There aren’t recent estimates on how many unregistered immigrants reside in Britain at the moment. One of the latest studies on this came from the London School of Economics and Political Science in 2007, which reported an approximate number of half a million.
They are just like you and me
Immigrants come to London for the most diverse reasons. But, in a vast majority of cases, immigration is motivated by the opportunities and liberties Londoners can enjoy.
Staying in a country without a document is hardly anyone’s dream. In most cases, things happen to turn out this way. By listening to their story, we might realise they are just like you and me, with dreams and aspirations not too different from our own.
Truth is that an undocumented immigrant can look like anyone. And by listening to their story, we might realise they are just like you and me, with dreams and aspirations not too different from our own.
I spent a couple days with G., a thirty-something woman from Brazil who’s been in the UK for seven years. Voice of London has protected G.’s identity as she is fearful of consequences due to her delicate situation. She had lived in Portugal for, where she had a residence permit. She came to the UK for the first time to spend a weekend.
“I loved this place since the very first moment”, she confines to me, “it is so lively, so full of diversity and I instantly imagined how life on London would be like for someone like me.”
G. is gay, but no one from her small town family in Southeast Brazil knows. She only came out when she moved to Europe.
She left her town over ten years ago to embark on the self-discovery journey many of us do when deciding to leave our home countries. G. left an office job and the stressful life that comes with it to have some fun in the streets of Lisbon.
Seven years ago, through common friends, G.met F., another Brazilian girl with a similar past. They got along and well… they fell in love. F. lived in England for many years and was in the process of getting her permanent residence. A life in London, the city that perspired diversity and open-mindedness, seemed the perfect idea to G.
G. left things in Lisbon and entered the UK with her Portuguese residence.
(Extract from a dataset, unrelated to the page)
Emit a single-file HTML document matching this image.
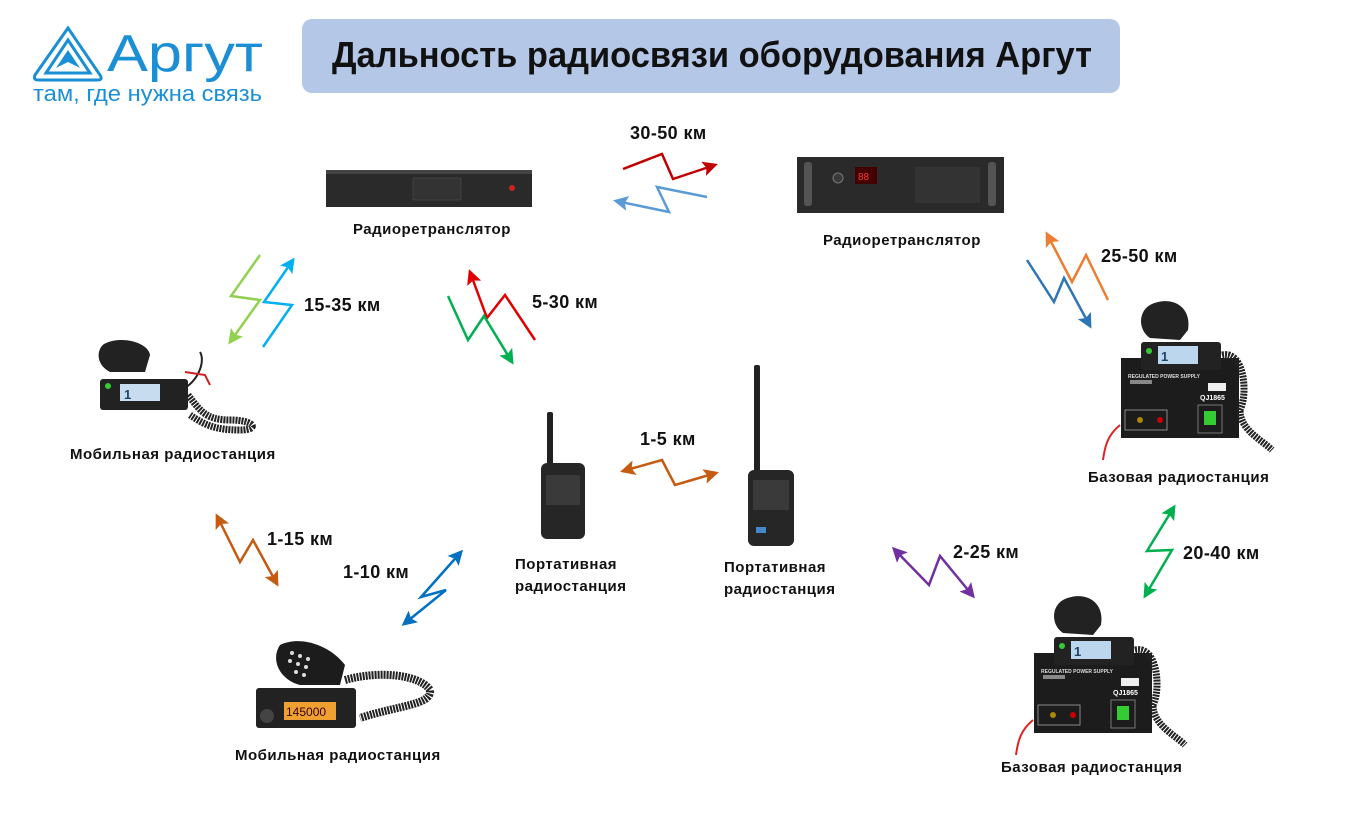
<!DOCTYPE html>
<html><head><meta charset="utf-8"><style>
html,body{margin:0;padding:0;background:#fff;}
body{width:1355px;height:822px;overflow:hidden;position:relative;font-family:"Liberation Sans","DejaVu Sans",sans-serif;}
svg{position:absolute;left:0;top:0;}
</style></head><body>
<svg width="1355" height="822" viewBox="0 0 1355 822" xmlns="http://www.w3.org/2000/svg">
<defs>
<marker id="m" viewBox="0 0 10 10" refX="8" refY="5" markerWidth="6" markerHeight="6" orient="auto-start-reverse" markerUnits="strokeWidth"><path d="M0,0 L10,5 L0,10 L2,5z" fill="context-stroke"/></marker>
<g id="base">
  <path d="M1120,425 C1108,435 1105,445 1103,460" stroke="#d22" stroke-width="2" fill="none"/>
  <rect x="1121" y="358" width="118" height="80" fill="#1c1c1c"/>
  <rect x="1130" y="380" width="22" height="4" fill="#888"/>
  <text x="1128" y="378" font-size="5" fill="#ddd" font-weight="bold">REGULATED POWER SUPPLY</text>
  <text x="1200" y="400" font-size="7" fill="#fff" font-weight="bold">QJ1865</text>
  <rect x="1208" y="383" width="18" height="8" fill="#eee"/>
  <rect x="1125" y="410" width="42" height="20" fill="none" stroke="#888" stroke-width="1"/>
  <circle cx="1140" cy="420" r="3" fill="#a80"/><circle cx="1160" cy="420" r="3" fill="#c00"/>
  <rect x="1198" y="405" width="24" height="28" fill="none" stroke="#777"/>
  <rect x="1204" y="411" width="12" height="14" fill="#3c3"/>
  <rect x="1141" y="342" width="80" height="28" rx="3" fill="#222"/>
  <rect x="1158" y="346" width="40" height="18" fill="#bcd6ee"/>
  <text x="1161" y="361" font-size="13" fill="#246" font-weight="bold">1</text>
  <circle cx="1149" cy="351" r="3" fill="#3c3"/>
  <path d="M1150,305 C1170,295 1192,305 1188,330 L1180,340 L1150,338 C1138,330 1138,312 1150,305z" fill="#222"/>
  <path d="M1222,355 C1245,350 1248,395 1240,410 C1240,430 1262,440 1272,450" stroke="#222" stroke-width="7" stroke-dasharray="2 1" fill="none"/>
</g>
</defs>

<!-- Logo -->
<g fill="none" stroke="#1a8fd6" stroke-width="3">
<path d="M68,28 L35,75 Q33,80 38,80 L98,80 Q103,80 100,75 Z"/>
<path d="M68,40 L46,73 L90,73 Z"/>
</g>
<path d="M68,50 L56,68 L68,62 L80,68 Z" fill="#1a8fd6"/>
<text x="107" y="71" font-size="52" fill="#1a8fd6" textLength="156" lengthAdjust="spacingAndGlyphs">Аргут</text>
<text x="33" y="101" font-size="22" fill="#1a8fd6" textLength="229" lengthAdjust="spacingAndGlyphs">там, где нужна связь</text>

<!-- Title -->
<rect x="302" y="19" width="818" height="74" rx="10" fill="#b4c7e7"/>
<text x="332" y="67" font-size="36" font-weight="bold" fill="#111" textLength="760" lengthAdjust="spacingAndGlyphs">Дальность радиосвязи оборудования Аргут</text>

<!-- Repeater 1 -->
<rect x="326" y="170" width="206" height="37" fill="#2a2a2a"/>
<rect x="326" y="170" width="206" height="4" fill="#444"/>
<rect x="413" y="178" width="48" height="22" fill="#333" stroke="#555" stroke-width="0.5"/>
<circle cx="512" cy="188" r="3" fill="#c22"/>

<!-- Repeater 2 -->
<rect x="797" y="157" width="207" height="56" fill="#2a2a2a"/>
<rect x="804" y="162" width="8" height="44" rx="3" fill="#555"/>
<rect x="988" y="162" width="8" height="44" rx="3" fill="#555"/>
<circle cx="838" cy="178" r="5" fill="#3a3a3a" stroke="#777"/>
<rect x="855" y="167" width="22" height="17" fill="#400"/>
<text x="858" y="180" font-size="10" fill="#f33">88</text>
<rect x="915" y="167" width="65" height="36" fill="#333"/>

<!-- Mobile 1 -->
<path d="M185,388 C200,378 205,360 200,352" stroke="#222" stroke-width="2" fill="none"/>
<path d="M185,372 L205,375 L210,385" stroke="#c22" stroke-width="2" fill="none"/>
<rect x="100" y="379" width="88" height="31" rx="3" fill="#222"/>
<rect x="120" y="384" width="40" height="17" fill="#c8dcf0"/>
<text x="124" y="399" font-size="13" fill="#246" font-weight="bold">1</text>
<circle cx="108" cy="386" r="3" fill="#3c3"/>
<path d="M104,344 C120,335 148,342 150,355 L145,372 L110,372 C96,365 96,350 104,344z" fill="#222"/>
<path d="M188,395 C200,410 205,420 230,420 C255,420 260,430 240,430 C215,430 205,425 190,415" stroke="#222" stroke-width="7" stroke-dasharray="2 1" fill="none"/>

<!-- Mobile 2 -->
<rect x="256" y="688" width="100" height="40" rx="3" fill="#222"/>
<rect x="284" y="702" width="52" height="18" fill="#f0a030"/>
<text x="286" y="716" font-size="12" fill="#301">145000</text>
<circle cx="267" cy="716" r="7" fill="#444"/>
<path d="M280,645 C300,635 330,645 345,665 L340,685 L300,685 C280,680 270,660 280,645z" fill="#1c1c1c"/>
<g fill="#ddd"><circle cx="292" cy="653" r="2"/><circle cx="300" cy="656" r="2"/><circle cx="308" cy="659" r="2"/><circle cx="290" cy="661" r="2"/><circle cx="298" cy="664" r="2"/><circle cx="306" cy="667" r="2"/><circle cx="296" cy="672" r="2"/><circle cx="304" cy="675" r="2"/></g>
<path d="M345,680 C380,670 420,675 430,690 C432,705 400,705 360,718" stroke="#222" stroke-width="8" stroke-dasharray="2 1" fill="none"/>

<!-- Portable 1 -->
<rect x="547" y="412" width="6" height="55" rx="2" fill="#222"/>
<rect x="541" y="463" width="44" height="76" rx="6" fill="#262626"/>
<rect x="546" y="475" width="34" height="30" fill="#3a3a3a"/>

<!-- Portable 2 -->
<rect x="754" y="365" width="6" height="110" rx="2" fill="#222"/>
<rect x="748" y="470" width="46" height="76" rx="6" fill="#262626"/>
<rect x="753" y="480" width="36" height="30" fill="#3a3a3a"/>
<rect x="756" y="527" width="10" height="6" fill="#48c"/>

<!-- Base stations -->
<use href="#base"/>
<use href="#base" transform="translate(-87,295)"/>

<!-- Device labels -->
<g font-size="15" font-weight="bold" fill="#111" letter-spacing="0.5">
<text x="353" y="234">Радиоретранслятор</text>
<text x="823" y="245">Радиоретранслятор</text>
<text x="70" y="459">Мобильная радиостанция</text>
<text x="235" y="760">Мобильная радиостанция</text>
<text x="515" y="569">Портативная</text>
<text x="515" y="591">радиостанция</text>
<text x="724" y="572">Портативная</text>
<text x="724" y="594">радиостанция</text>
<text x="1088" y="482">Базовая радиостанция</text>
<text x="1001" y="772">Базовая радиостанция</text>
</g>

<!-- Bolts -->
<g fill="none" stroke-width="2.5" stroke-linejoin="miter">
<polyline points="623,169 662,154 673,179 715,165" stroke="#c00000" marker-end="url(#m)"/>
<polyline points="707,197 657,187 669,212 616,201" stroke="#5b9bd5" marker-end="url(#m)"/>
<polyline points="260,255 231,296 260,300 230,342" stroke="#92d050" marker-end="url(#m)"/>
<polyline points="263,347 292,305 264,302 293,260" stroke="#00b0f0" marker-end="url(#m)"/>
<polyline points="535,340 505,295 487,318 470,272" stroke="#e00000" marker-end="url(#m)"/>
<polyline points="448,296 468,340 484,316 512,362" stroke="#00b050" marker-end="url(#m)"/>
<polyline points="1108,300 1086,255 1072,282 1047,234" stroke="#ed7d31" marker-end="url(#m)"/>
<polyline points="1027,260 1054,302 1064,278 1090,326" stroke="#2e75b6" marker-end="url(#m)"/>
<polyline points="623,471 662,460 675,485 716,473" stroke="#c55a11" marker-start="url(#m)" marker-end="url(#m)"/>
<polyline points="217,516 240,562 253,540 277,584" stroke="#c55a11" marker-start="url(#m)" marker-end="url(#m)"/>
<polyline points="404,624 446,590 421,597 461,552" stroke="#0070c0" marker-start="url(#m)" marker-end="url(#m)"/>
<polyline points="894,549 929,585 940,556 973,596" stroke="#7030a0" marker-start="url(#m)" marker-end="url(#m)"/>
<polyline points="1174,507 1147,551 1172,550 1145,596" stroke="#00b050" marker-start="url(#m)" marker-end="url(#m)"/>
</g>

<!-- Distance labels -->
<g font-size="18" font-weight="bold" fill="#111" letter-spacing="0.4">
<text x="630" y="139">30-50 км</text>
<text x="304" y="311">15-35 км</text>
<text x="532" y="308">5-30 км</text>
<text x="1101" y="262">25-50 км</text>
<text x="640" y="445">1-5 км</text>
<text x="267" y="545">1-15 км</text>
<text x="343" y="578">1-10 км</text>
<text x="953" y="558">2-25 км</text>
<text x="1183" y="559">20-40 км</text>
</g>
</svg>
</body></html>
G. and F. were planning to get married and put all immigration and legal issues in order. But a change of heart from F.’s part changed everything.
F. went back to Brazil for unforeseen personal reasons and G. stayed in London, with an expired visa.
Most of G’s life in on hold. Her career as an accountant hasn’t evolved since she arrived in London. She has been working for years as a nanny for a Southern American family. Yet, she’s happy here and does not want to go back home. “I can be myself here and not be judged because of it.”
The future looks pretty uncertain for G. Every day she has to confront herself with questions on which step to take next.
What to do if you’re one of them
“Normally migrants who are not lawfully resident in the UK and wish to return to their home country are able to contact social services to arrange for their return. Sometimes there are also charities that provide assistance” says legal adviser Jack Kirby to the Voice of London. According to Kirby, in most cases, there is no further support available beyond the purchase of an airline ticket.
“Another option would be for someone to contact their home country’s embassy to sort out their situation,” says Kirby.
It is common that embassy’s support their nationals in Britain with a service called ‘voluntary return’.
The outcome of requests varies from case to case. If you or a dear one is in a similar position, it is advised to seek a lawyer and your home country authority in the UK for further support.